Beckham remained on the ground. Horn lowered his rifle, pushed past Kate, and jumped back to the grass to join the Master Sergeant. They fired side by side, their rifles sweeping across the field, picking off the infected with ease.

She flinched each time. These people were her former coworkers—her friends. She lost count after a dozen. Their ragged clothing and pale exposed flesh became a fuzzy blob of wild movement.

Ellis and Riley climbed into the chopper a few moments later, but Michael had fallen behind. He was limping, his hand clutching a thigh. The first group was almost on him, only a few feet away now.

He wasn’t going to make it.

Gunfire cut down three of the monsters trailing him, but the precious extra seconds weren’t enough.

Kate screamed in horror as another former soldier launched into the air, tackling Michael and sinking his teeth into his right arm.

Beckham rushed forward with his weapon blazing. The bullets tore into the infected man, red blood splattering on the grass. Grabbing Michael with his free hand, the soldier dragged him to safety.

Horn cut down the rest of the pack in one sweep of his machine gun. Together, he and Beckham hoisted Michael into the chopper.

Kate rushed to his side.

“I can’t go with you,” Michael choked.

“Get us out of here!” Beckham yelled to the pilot.

“No!” Michael grabbed his arm. “You have to leave me. I’m infected,” he said, glancing down at his bloodied bicep.

Beckham followed Michael’s eyes to the wound.

The chopper pulled away from the lawn and hovered. More of the creatures streamed out of the building.

“Fuck,” Beckham said, shaking his head. “You sure about this, doctor?”

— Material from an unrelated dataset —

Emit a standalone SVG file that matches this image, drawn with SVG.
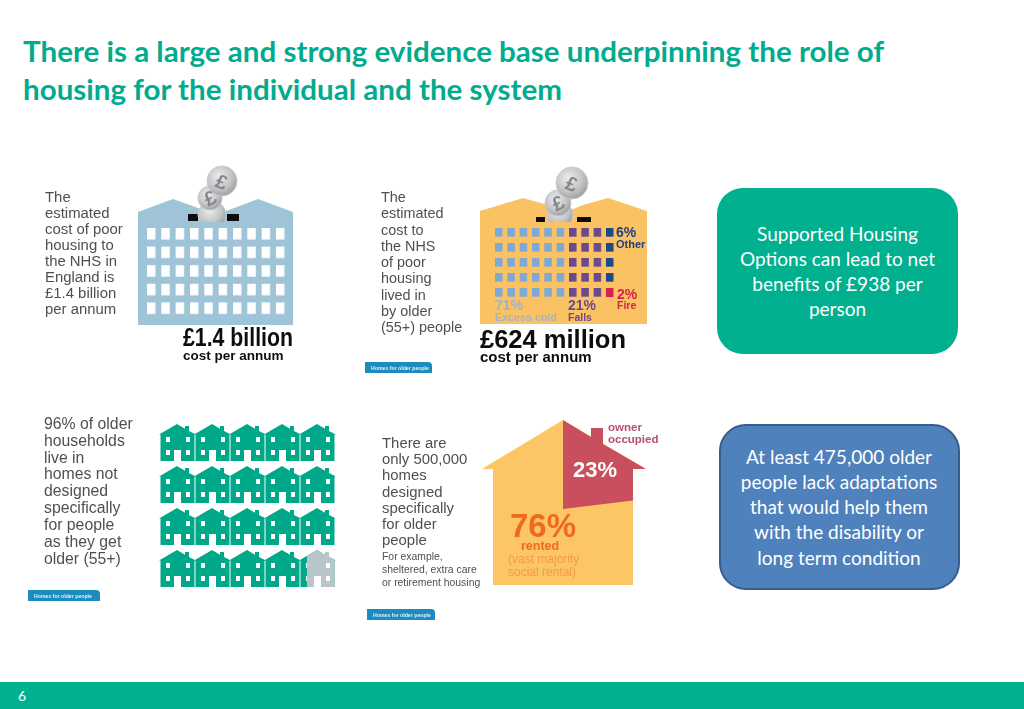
<svg xmlns="http://www.w3.org/2000/svg" width="1024" height="709" viewBox="0 0 1024 709">
<style>
text{font-family:"Liberation Sans",Arial,sans-serif}
.title{font-family:Lato,"Open Sans",sans-serif;font-weight:700;font-size:28px;fill:#00ab8e}
.body{font-size:14.9px;fill:#505050}
.small{font-size:10.4px;fill:#505050}
.big{font-weight:700;fill:#111}
.b{font-weight:700}
.box{font-family:Lato,"Open Sans",sans-serif;font-size:19px;fill:#fff;text-anchor:middle}
.tag{fill:#1e8bc0}
.tagt{font-size:5.2px;font-weight:700;fill:#dff1f8}
.coin{fill:url(#metal);stroke:#c8c9ca;stroke-width:1}
.pound{font-size:20px;font-weight:700;fill:#85878a;text-anchor:middle}
.win{fill:#fff}
.soft{filter:url(#soft)}
</style>
<defs>
<filter id="soft" x="-5%" y="-5%" width="110%" height="110%"><feGaussianBlur stdDeviation="0.35"/></filter>
<radialGradient id="metal" cx="0.4" cy="0.35" r="0.75"><stop offset="0" stop-color="#eceded"/><stop offset="0.6" stop-color="#bfc1c3"/><stop offset="1" stop-color="#8f9193"/></radialGradient>
<g id="house">
<path d="M0 10.500 18 0 26 4.700V2H30V7L37 10.500H35.500V37H22V26H15V37H1.500V10.500Z" fill="#00a88a"/>
<path class="win" d="M7 13h4v5H7zM27 13h4v5h-4zM7 26h4v5H7zM27 26h4v5h-4z"/>
</g>
<clipPath id="slotA"><rect x="180" y="160" width="70" height="62"/></clipPath>
<clipPath id="slotB"><rect x="530" y="160" width="70" height="62"/></clipPath>
<pattern id="winA" x="147" y="228" width="14.33" height="18.6" patternUnits="userSpaceOnUse"><rect width="8.400" height="11.500" fill="#fff"/></pattern>
<pattern id="cellBlue" x="495" y="228" width="12.33" height="15" patternUnits="userSpaceOnUse"><rect width="7.500" height="8.700" fill="#7fa8d4"/></pattern>
<pattern id="cellPurple" x="569" y="228" width="12.33" height="15" patternUnits="userSpaceOnUse"><rect width="7.500" height="8.700" fill="#6a4a8c"/></pattern>
<pattern id="cellNavy" x="606" y="228" width="12.33" height="15" patternUnits="userSpaceOnUse"><rect width="7.500" height="8.700" fill="#1f4a8a"/></pattern>
</defs>

<rect width="1024" height="709" fill="#fff"/>
<g id="heading">
<text class="title" x="23" y="62" textLength="861" lengthAdjust="spacingAndGlyphs">There is a large and strong evidence base underpinning the role of</text>
<text class="title" x="23" y="100" textLength="539" lengthAdjust="spacingAndGlyphs">housing for the individual and the system</text>
</g>

<g id="cost-nhs" class="soft">
<g class="body"><text x="45" y="202">The</text><text x="45" y="218">estimated</text><text x="45" y="234">cost of poor</text><text x="45" y="250">housing to</text><text x="45" y="266">the NHS in</text><text x="45" y="282">England is</text><text x="45" y="298">£1.4 billion</text><text x="45" y="314">per annum</text></g>
<path d="M138 212 173 199 198 208 218 214 237 207 258 199 293 212V325H138Z" fill="#9fc4d8"/>
<rect x="147" y="228" width="138" height="90" fill="url(#winA)"/>
<rect x="188" y="214" width="10" height="7" fill="#111"/><rect x="227" y="214" width="12" height="7" fill="#111"/>
<g clip-path="url(#slotA)">
<circle class="coin" cx="212" cy="215" r="14"/><circle class="coin" cx="210" cy="198" r="12"/><circle class="coin" cx="222" cy="181" r="15"/>
<text class="pound" x="210" y="205" transform="rotate(-25 210 198)">£</text><text class="pound" x="222" y="189" font-size="23" transform="rotate(20 222 181)">£</text>
</g>
<text class="big" x="183" y="346" font-size="26" textLength="110" lengthAdjust="spacingAndGlyphs">£1.4 billion</text>
<text class="big" x="183" y="360" font-size="13.500">cost per annum</text>
</g>

<g id="cost-older" class="soft">
<g class="body" style="font-size:14.4px"><text x="381" y="202">The</text><text x="381" y="218">estimated</text><text x="381" y="234.500">cost to</text><text x="381" y="250.500">the NHS</text><text x="381" y="267">of poor</text><text x="381" y="283">housing</text><text x="381" y="299.500">lived in</text><text x="381" y="315.500">by older</text><text x="381" y="332">(55+) people</text></g>
<path d="M480 211 523 198 548 205 566 212 583 205 608 198 647 211V324H480Z" fill="#fac263"/>
<rect x="495" y="228" width="74" height="70" fill="url(#cellBlue)"/>
<rect x="569" y="228" width="37" height="70" fill="url(#cellPurple)"/>
<rect x="606" y="228" width="8" height="55" fill="url(#cellNavy)"/>
<rect x="606" y="288" width="7.500" height="9" fill="#d6224f"/>
<rect x="536" y="217" width="9" height="5" fill="#111"/><rect x="577" y="217" width="14" height="5" fill="#111"/>
<g clip-path="url(#slotB)">
<circle class="coin" cx="560" cy="215" r="13"/><circle class="coin" cx="558" cy="203" r="13"/><circle class="coin" cx="572" cy="183" r="16"/>
<text class="pound" x="558" y="210" transform="rotate(-25 558 203)">£</text><text class="pound" x="572" y="191" font-size="24" transform="rotate(20 572 183)">£</text>
</g>
<text class="b" x="616" y="237" font-size="14" fill="#24407a">6%</text>
<text class="b" x="616" y="248" font-size="11" fill="#24407a">Other</text>
<text class="b" x="617" y="299" font-size="14" fill="#d6224f">2%</text>
<text class="b" x="617" y="309" font-size="10.500" fill="#d6224f">Fire</text>
<text class="b" x="495" y="310" font-size="14" fill="#9fb3cc">71%</text>
<text class="b" x="495" y="320.500" font-size="10.500" fill="#9fb3cc" textLength="62">Excess cold</text>
<text class="b" x="568" y="310" font-size="14" fill="#6a4a8c">21%</text>
<text class="b" x="568" y="320.500" font-size="10.500" fill="#6a4a8c">Falls</text>
<text class="big" x="480" y="348" font-size="25" textLength="146" lengthAdjust="spacingAndGlyphs">£624 million</text>
<text class="big" x="480" y="362" font-size="15">cost per annum</text>
<path class="tag" d="M365 362H428Q432 362 432 366V373H365Z"/><text class="tagt" x="371" y="369.500">Homes for older people</text>
</g>

<g id="older-households" class="soft">
<g class="body" style="font-size:15.8px"><text x="44" y="429">96% of older</text><text x="44" y="445.500">households</text><text x="44" y="462.500">live in</text><text x="44" y="479">homes not</text><text x="44" y="496">designed</text><text x="44" y="513">specifically</text><text x="44" y="530">for people</text><text x="44" y="546.500">as they get</text><text x="44" y="563.500">older (55+)</text></g>
<use href="#house" x="159" y="424"/><use href="#house" x="194" y="424"/><use href="#house" x="229" y="424"/><use href="#house" x="264" y="424"/><use href="#house" x="299" y="424"/>
<use href="#house" x="159" y="466"/><use href="#house" x="194" y="466"/><use href="#house" x="229" y="466"/><use href="#house" x="264" y="466"/><use href="#house" x="299" y="466"/>
<use href="#house" x="159" y="508"/><use href="#house" x="194" y="508"/><use href="#house" x="229" y="508"/><use href="#house" x="264" y="508"/><use href="#house" x="299" y="508"/>
<use href="#house" x="159" y="550"/><use href="#house" x="194" y="550"/><use href="#house" x="229" y="550"/><use href="#house" x="264" y="550"/><use href="#house" x="299" y="550"/>
<path d="M307 555.500 317 550 325 554.700V552H329V557L336 560.500H334.500V587H321V576H314V587H307Z" fill="#b9c5ca"/>
<path class="win" d="M326 563h4v5h-4zM326 576h4v5h-4z"/>
<path class="tag" d="M28 590H96Q100 590 100 594V601H28Z"/><text class="tagt" x="34" y="597.500">Homes for older people</text>
</g>

<g id="designed-homes" class="soft">
<g class="body"><text x="382" y="448">There are</text><text x="382" y="464">only 500,000</text><text x="382" y="480">homes</text><text x="382" y="497">designed</text><text x="382" y="513">specifically</text><text x="382" y="529">for older</text><text x="382" y="545">people</text></g>
<g class="small"><text x="382" y="560">For example,</text><text x="382" y="573">sheltered, extra care</text><text x="382" y="585.500">or retirement housing</text></g>
<path d="M563 420 482 469H493V585H633V469H646L563 420Z" fill="#fcc565"/>
<path d="M563 420 591 437V428H603V444L646 469H633V500.500L563 509Z" fill="#c9505f"/>
<text class="b" x="573" y="477" font-size="22" fill="#fff">23%</text>
<text class="b" x="510" y="537" font-size="33" fill="#ee6a1f">76%</text>
<text class="b" x="521" y="550" font-size="12.500" fill="#ee6a1f">rented</text>
<text x="508" y="563" font-size="12" fill="#f49a4a">(vast majority</text>
<text x="508" y="576" font-size="12" fill="#f49a4a">social rental)</text>
<text class="b" x="608" y="431" font-size="11.500" fill="#b8506a">owner</text>
<text class="b" x="608" y="443" font-size="11.500" fill="#b8506a">occupied</text>
<path class="tag" d="M367 609H431Q435 609 435 613V620H367Z"/><text class="tagt" x="373" y="616.500">Homes for older people</text>
</g>

<g id="supported-housing">
<rect x="717" y="188" width="241" height="166" rx="26" fill="#00b08e"/>
<text class="box" x="837.500" y="241">Supported Housing</text>
<text class="box" x="837.500" y="266">Options can lead to net</text>
<text class="box" x="837.500" y="291">benefits of £938 per</text>
<text class="box" x="837.500" y="316">person</text>
</g>

<g id="adaptations">
<rect x="720" y="425" width="239" height="164" rx="26" fill="#4f81bd" stroke="#385d8a" stroke-width="2"/>
<text class="box" x="839" y="464">At least 475,000 older</text>
<text class="box" x="839" y="489">people lack adaptations</text>
<text class="box" x="839" y="514">that would help them</text>
<text class="box" x="839" y="539">with the disability or</text>
<text class="box" x="839" y="565">long term condition</text>
</g>

<g id="footer">
<rect x="0" y="682" width="1024" height="27" fill="#00b08e"/>
<text x="18" y="701" font-size="14" fill="#fff" style="font-family:Lato,sans-serif">6</text>
</g>
</svg>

Michael nodded. “Give me a gun.”

“No,” Kate whimpered. “We can save you.”

Michael chuckled and then winced from the pain. “You always did think you could save the world, Kate.” He stood, holding his injured arm.

Beckham pulled a pistol from a holster on his leg and handed it to him.

Kate reached forward. “You don’t have to do this.”

For a second they locked eyes and Michael said, “You’re going to get your chance to save the world, Kate. Just remember, in order to kill a monster, you will have to create one.” Closing his eyes, he jumped out onto the grass below, his knees giving out as he landed.

“No!” Kate yelled. She dropped to the floor and reached down for him, but someone grabbed her and yanked her back.

“Get us out of here!” Beckham yelled.

The Blackhawk pulled away, up toward the smoke-infested skyline. The pack turned away from the chopper and surrounded Michael. The grass and tree branches whipped wildly in the wind below.

“Michael!” she yelled. He looked up and found her eyes one last time before the horde consumed him.

As the chopper sped away, the faint pop of Michael’s pistol faded against the roar of jets racing toward the city.